#### GIVEN DATA

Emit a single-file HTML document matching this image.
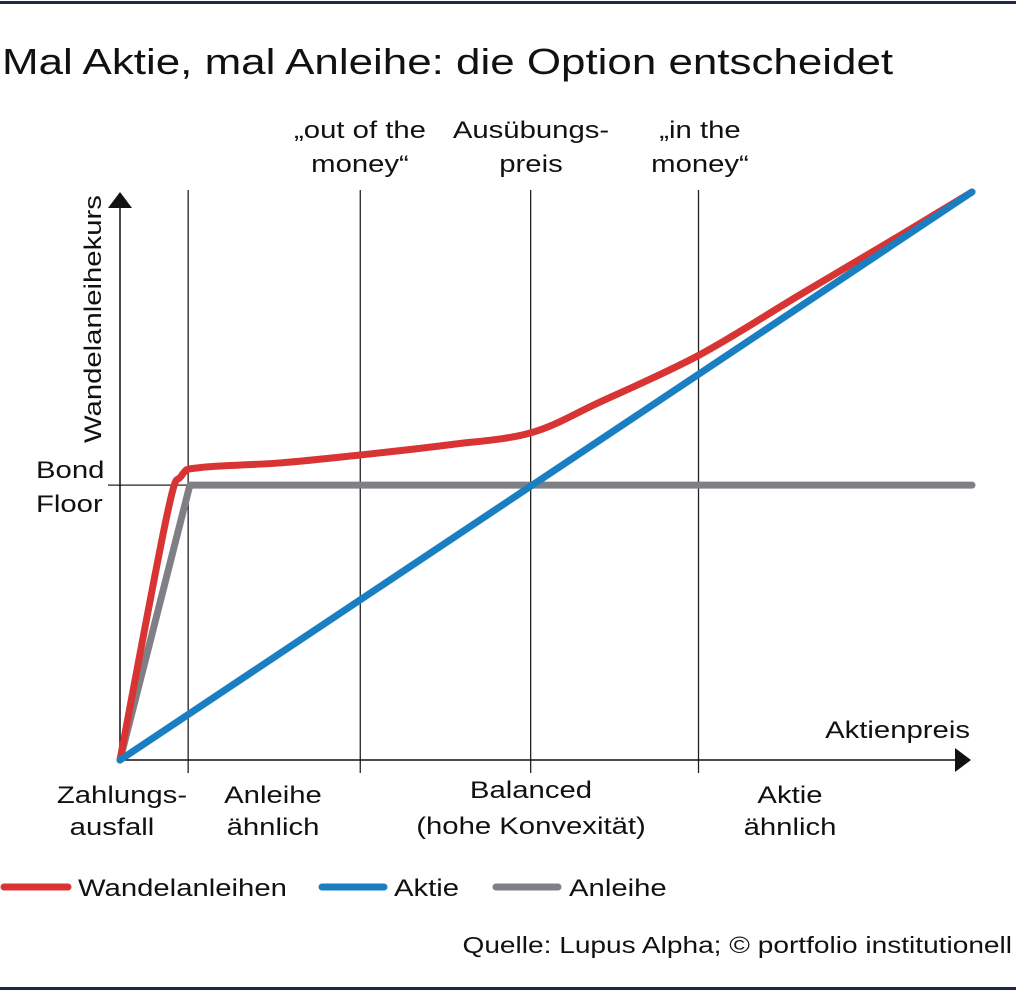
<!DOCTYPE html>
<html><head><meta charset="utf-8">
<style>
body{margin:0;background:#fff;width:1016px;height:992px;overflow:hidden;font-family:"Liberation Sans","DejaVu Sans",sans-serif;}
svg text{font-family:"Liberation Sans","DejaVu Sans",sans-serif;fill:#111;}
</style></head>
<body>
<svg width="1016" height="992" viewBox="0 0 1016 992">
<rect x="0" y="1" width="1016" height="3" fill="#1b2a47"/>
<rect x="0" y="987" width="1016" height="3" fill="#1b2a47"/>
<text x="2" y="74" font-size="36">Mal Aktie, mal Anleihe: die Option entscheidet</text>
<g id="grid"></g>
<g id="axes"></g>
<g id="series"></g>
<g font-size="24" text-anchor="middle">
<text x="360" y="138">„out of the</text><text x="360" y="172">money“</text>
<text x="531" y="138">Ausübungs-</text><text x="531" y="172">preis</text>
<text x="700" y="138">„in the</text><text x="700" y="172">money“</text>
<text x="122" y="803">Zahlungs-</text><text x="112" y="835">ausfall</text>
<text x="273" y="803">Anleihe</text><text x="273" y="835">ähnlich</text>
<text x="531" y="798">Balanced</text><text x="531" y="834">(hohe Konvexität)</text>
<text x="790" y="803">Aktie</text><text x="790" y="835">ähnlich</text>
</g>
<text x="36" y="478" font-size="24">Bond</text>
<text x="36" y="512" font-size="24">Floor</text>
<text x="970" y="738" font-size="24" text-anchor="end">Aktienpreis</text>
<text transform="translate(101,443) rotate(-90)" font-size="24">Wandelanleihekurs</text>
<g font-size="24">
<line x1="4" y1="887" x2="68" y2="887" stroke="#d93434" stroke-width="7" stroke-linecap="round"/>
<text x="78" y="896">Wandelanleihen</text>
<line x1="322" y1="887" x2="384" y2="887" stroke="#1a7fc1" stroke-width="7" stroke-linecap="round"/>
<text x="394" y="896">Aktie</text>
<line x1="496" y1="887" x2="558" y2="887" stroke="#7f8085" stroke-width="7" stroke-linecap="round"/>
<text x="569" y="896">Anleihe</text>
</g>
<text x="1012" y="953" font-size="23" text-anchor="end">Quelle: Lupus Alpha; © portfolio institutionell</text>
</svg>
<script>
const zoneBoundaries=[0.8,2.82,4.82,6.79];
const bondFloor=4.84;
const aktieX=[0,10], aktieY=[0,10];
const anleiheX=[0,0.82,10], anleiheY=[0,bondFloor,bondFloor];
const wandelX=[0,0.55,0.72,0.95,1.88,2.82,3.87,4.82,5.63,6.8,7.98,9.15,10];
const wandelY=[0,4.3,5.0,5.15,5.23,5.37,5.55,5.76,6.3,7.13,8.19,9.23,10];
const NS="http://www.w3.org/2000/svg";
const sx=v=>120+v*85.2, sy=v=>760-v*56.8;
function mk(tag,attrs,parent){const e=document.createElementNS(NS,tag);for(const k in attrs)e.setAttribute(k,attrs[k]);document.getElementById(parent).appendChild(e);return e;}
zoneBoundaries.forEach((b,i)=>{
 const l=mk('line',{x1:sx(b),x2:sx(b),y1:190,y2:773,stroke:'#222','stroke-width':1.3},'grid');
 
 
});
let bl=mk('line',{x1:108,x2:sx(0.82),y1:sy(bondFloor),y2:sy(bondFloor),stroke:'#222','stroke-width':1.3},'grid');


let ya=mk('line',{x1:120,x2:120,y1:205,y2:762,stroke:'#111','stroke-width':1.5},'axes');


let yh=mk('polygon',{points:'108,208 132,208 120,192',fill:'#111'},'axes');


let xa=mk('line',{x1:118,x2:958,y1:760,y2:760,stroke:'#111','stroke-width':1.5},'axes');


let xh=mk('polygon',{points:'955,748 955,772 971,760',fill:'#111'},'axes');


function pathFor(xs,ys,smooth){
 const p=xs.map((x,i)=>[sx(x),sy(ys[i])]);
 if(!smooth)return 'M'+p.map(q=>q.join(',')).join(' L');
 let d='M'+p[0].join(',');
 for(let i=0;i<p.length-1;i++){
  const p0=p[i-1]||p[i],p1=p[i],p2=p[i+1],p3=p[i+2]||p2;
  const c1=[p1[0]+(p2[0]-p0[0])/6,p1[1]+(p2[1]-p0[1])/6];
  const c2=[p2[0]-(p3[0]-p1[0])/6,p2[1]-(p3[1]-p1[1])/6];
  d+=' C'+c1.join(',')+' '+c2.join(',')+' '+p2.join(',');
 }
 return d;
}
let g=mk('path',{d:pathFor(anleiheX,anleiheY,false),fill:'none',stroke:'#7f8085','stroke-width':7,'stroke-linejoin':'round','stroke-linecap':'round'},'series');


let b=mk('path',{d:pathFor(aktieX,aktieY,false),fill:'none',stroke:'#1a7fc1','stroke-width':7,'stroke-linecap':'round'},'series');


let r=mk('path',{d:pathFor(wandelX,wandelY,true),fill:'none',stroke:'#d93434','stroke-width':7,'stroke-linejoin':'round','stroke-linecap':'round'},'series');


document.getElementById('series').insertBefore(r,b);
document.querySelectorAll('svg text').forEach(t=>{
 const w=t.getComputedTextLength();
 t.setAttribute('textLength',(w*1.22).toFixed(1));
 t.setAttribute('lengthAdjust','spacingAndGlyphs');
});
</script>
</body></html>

#### INSTRUCTIONS FOR THE TASK
Which lines hold the word "document"? Copy every one of them.

#### EXPECTED OUTPUT
Emit a single-file HTML document matching this image.
function mk(tag,attrs,parent){const e=document.createElementNS(NS,tag);for(const k in attrs)e.setAttribute(k,attrs[k]);document.getElementById(parent).appendChild(e);return e;}
document.getElementById('series').insertBefore(r,b);
document.querySelectorAll('svg text').forEach(t=>{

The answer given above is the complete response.